Of course, Trump could not have done this if his followers didn’t already feel especially isolated, left alone to face the injustices of modern society.
His mostly white, male working class supporters haven’t seen their wages go up materially in decades. They have seen their jobs sent overseas without any thought of the downside of globalization and its impact on their communities. None of the rich bankers that caused the global financial crisis went to jail.
This feeling of alienation has been well documented, and manipulated by Trump, since the beginning of the campaign.
“Cheryl Burns, 60, was on a road trip from California when she heard that Trump would be in Alabama. She turned her car around and got in line, warning people of what happened to states when liberals took them over.
‘There is no more California,’ Burns said. ‘It’s now international, lawless territory. Everything is up for grabs. Illegal aliens are murdering people there. People are being raped. Trump isn’t lying about anything — the rest of the country just hasn’t found out yet.'”

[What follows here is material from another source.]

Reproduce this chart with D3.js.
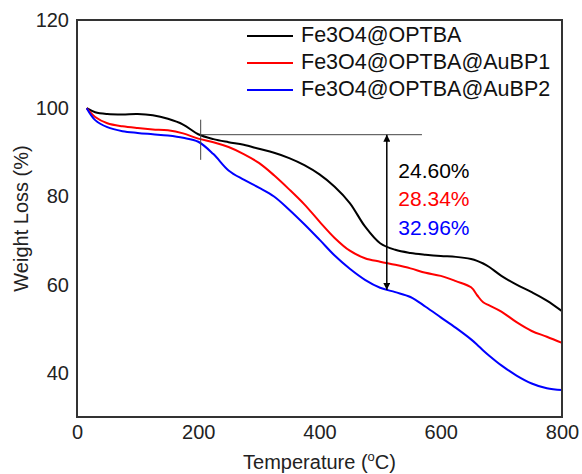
<!DOCTYPE html>
<html>
<head>
<meta charset="utf-8">
<script src="https://cdn.jsdelivr.net/npm/d3@7/dist/d3.min.js"></script>
<style>
  body { margin: 0; background: #fff; }
  svg text { font-family: "Liberation Sans", Arial, sans-serif; }
</style>
</head>
<body>
<svg id="chart" width="582" height="474"></svg>
<script>
// ---- data ----
const temperature = [16, 30, 50, 75, 100, 125, 150, 175, 200, 225, 250, 275, 300, 325, 350, 375, 400, 425, 450, 475, 500, 525, 550, 575, 600, 625, 650, 660, 670, 680, 700, 725, 750, 775, 800];
const optba       = [100, 99.1, 98.7, 98.6, 98.7, 98.4, 97.6, 96.3, 94.1, 93.0, 92.3, 91.7, 90.8, 89.9, 88.7, 87.1, 85.0, 82.2, 78.5, 73.2, 69.4, 67.9, 67.2, 66.8, 66.5, 66.3, 65.8, 65.4, 64.8, 64.0, 62.0, 60.0, 58.3, 56.4, 54.0];
const aubp1       = [100, 98.0, 96.6, 95.9, 95.5, 95.2, 95.0, 94.3, 93.1, 92.3, 91.2, 89.6, 87.6, 84.8, 81.6, 78.2, 74.3, 70.6, 67.7, 66.0, 65.2, 64.5, 63.7, 62.7, 62.0, 60.8, 59.4, 57.6, 56.0, 55.3, 53.9, 51.5, 49.5, 48.2, 46.8];
const aubp2       = [100, 97.3, 95.7, 94.8, 94.4, 94.1, 93.8, 93.3, 92.4, 89.6, 85.9, 83.8, 82.0, 80.0, 77.0, 73.7, 70.2, 66.6, 63.6, 61.1, 59.3, 58.3, 57.2, 55.0, 52.6, 50.2, 47.6, 46.4, 45.1, 43.9, 41.7, 39.4, 37.6, 36.5, 36.1];
const seriesNames = ["Fe3O4@OPTBA", "Fe3O4@OPTBA@AuBP1", "Fe3O4@OPTBA@AuBP2"];
const seriesColors = ["#000000", "#ff0000", "#0000ff"];
const lossLabels = ["24.60%", "28.34%", "32.96%"];
const xTicks = [0, 200, 400, 600, 800];
const yTicks = [40, 60, 80, 100, 120];
// annotation anchors (data units)
const markT = 204, markTop = 97.4, markBottom = 88.3;
const refLevel = 94.0, refEndT = 569;
const arrowT = 511, arrowBottom = 58.8;
const labelT = 530, labelW = [85.5, 79.0, 72.6];

// ---- layout ----
const svg = d3.select("#chart");
const margin = { left: 77, right: 20, top: 20, bottom: 57 };
const W = 582, H = 474;
const x = d3.scaleLinear().domain([0, 800]).range([margin.left, W - margin.right]);
const y = d3.scaleLinear().domain([30, 120]).range([H - margin.bottom, margin.top]);

const series = [optba, aubp1, aubp2];

// curves
const line = d3.line().x(d => x(d[0])).y(d => y(d[1])).curve(d3.curveCatmullRom.alpha(0.5));
series.forEach((vals, i) => {
  svg.append("path")
    .datum(temperature.map((t, j) => [t, vals[j]]))
    .attr("d", line)
    .attr("fill", "none")
    .attr("stroke", seriesColors[i])
    .attr("stroke-width", 2);
});

// frame
svg.append("rect")
  .attr("x", x(0)).attr("y", y(120))
  .attr("width", x(800) - x(0)).attr("height", y(30) - y(120))
  .attr("fill", "none").attr("stroke", "#333").attr("stroke-width", 2);

// tick labels
const xAxis = d3.axisBottom(x).tickValues(xTicks).tickSize(0).tickPadding(8);
const gx = svg.append("g").attr("transform", `translate(0,${y(30)})`).call(xAxis);
gx.select(".domain").remove();
gx.selectAll("text").attr("font-size", 20).attr("fill", "#222")
  .style("font-family", '"Liberation Sans", Arial, sans-serif');

const yAxis = d3.axisLeft(y).tickValues(yTicks).tickSize(0).tickPadding(8);
const gy = svg.append("g").attr("transform", `translate(${x(0)},0)`).call(yAxis);
gy.select(".domain").remove();
gy.selectAll("text").attr("font-size", 20).attr("fill", "#222")
  .style("font-family", '"Liberation Sans", Arial, sans-serif');

// axis titles
const xt = svg.append("text")
  .attr("x", (x(0) + x(800)) / 2).attr("y", 469)
  .attr("text-anchor", "middle").attr("font-size", 20).attr("fill", "#222");
xt.append("tspan").text("Temperature (");
xt.append("tspan").text("o").attr("font-size", 13).attr("dy", -8);
xt.append("tspan").text("C)").attr("dy", 8);

svg.append("text")
  .attr("transform", `translate(28,${(y(30) + y(120)) / 2}) rotate(-90)`)
  .attr("text-anchor", "middle").attr("font-size", 20).attr("fill", "#222")
  .text("Weight Loss (%)");

// annotations
svg.append("line")
  .attr("x1", x(markT)).attr("x2", x(markT))
  .attr("y1", y(markTop)).attr("y2", y(markBottom))
  .attr("stroke", "#444").attr("stroke-width", 1);
svg.append("line")
  .attr("x1", x(markT)).attr("x2", x(refEndT))
  .attr("y1", y(refLevel)).attr("y2", y(refLevel))
  .attr("stroke", "#444").attr("stroke-width", 1);

const defs = svg.append("defs");
defs.append("marker").attr("id", "ah")
  .attr("viewBox", "0 0 10 10").attr("refX", 10).attr("refY", 5)
  .attr("markerWidth", 7).attr("markerHeight", 7).attr("markerUnits", "userSpaceOnUse")
  .attr("orient", "auto-start-reverse")
  .append("path").attr("d", "M0,0 L10,5 L0,10 z").attr("fill", "#000");
svg.append("line")
  .attr("x1", x(arrowT)).attr("x2", x(arrowT))
  .attr("y1", y(refLevel)).attr("y2", y(arrowBottom))
  .attr("stroke", "#000").attr("stroke-width", 1.5)
  .attr("marker-start", "url(#ah)").attr("marker-end", "url(#ah)");

lossLabels.forEach((t, i) => {
  svg.append("text")
    .attr("x", x(labelT)).attr("y", y(labelW[i]))
    .attr("font-size", 21).attr("fill", seriesColors[i])
    .attr("dominant-baseline", "middle")
    .text(t);
});

// legend
seriesNames.forEach((n, i) => {
  const ly = 36 + i * 27;
  svg.append("line").attr("x1", 247).attr("x2", 293).attr("y1", ly).attr("y2", ly)
    .attr("stroke", seriesColors[i]).attr("stroke-width", 2);
  svg.append("text").attr("x", 301).attr("y", ly).attr("dominant-baseline", "middle")
    .attr("font-size", 21.5).attr("fill", "#111").text(n);
});
</script>
</body>
</html>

Trump has said the same kind of thing.
“We’re running on fumes,” he said during a speech in August 2015. “There’s nothing here. . . . We’re not going to have a country left. We need to have our borders. We need to make great deals.”
Talk like that not only justifies Trump’s supporters’ sense of alienation, but also offers up a righteous call to act against the forces that have alienated them. What sounds negative and terrifying actually is a way of giving people the kind of warm, fuzzy feeling they have when they watch their football team come back from behind during the fourth quarter — a sense of “tribal” unity against a vicious external enemy.
It is, without question, a high that only new-found acceptance in a community and a sense of altruism can provide. That is what humorist John LeFevre found when he went to the rally.
“Politics aside, I had a lot of fun. It really was inspiring, and I think even a person who doesn’t support Trump would have come away with a similar experience,” he wrote.
He’s wrong about anyone being able to have that experience. These rallies are not about supporting or not supporting Trump. They’re about being welcomed as part of the tribe — supporting him just makes that easier. As does being a white male, like LeFevre.
As Junger said, finding tribes is one of the ways we can save our society from the problems of alienation. But he didn’t look at the downside — that the formation of a tribe may incite violence and create a sense of otherness and division that fractures a society. This is one of those cases. Trump’s is a tribe that threatens the foundations of the republic, and it cannot be allowed to thrive in our country.
This is an editorial. The opinions and conclusions expressed above are those of the author.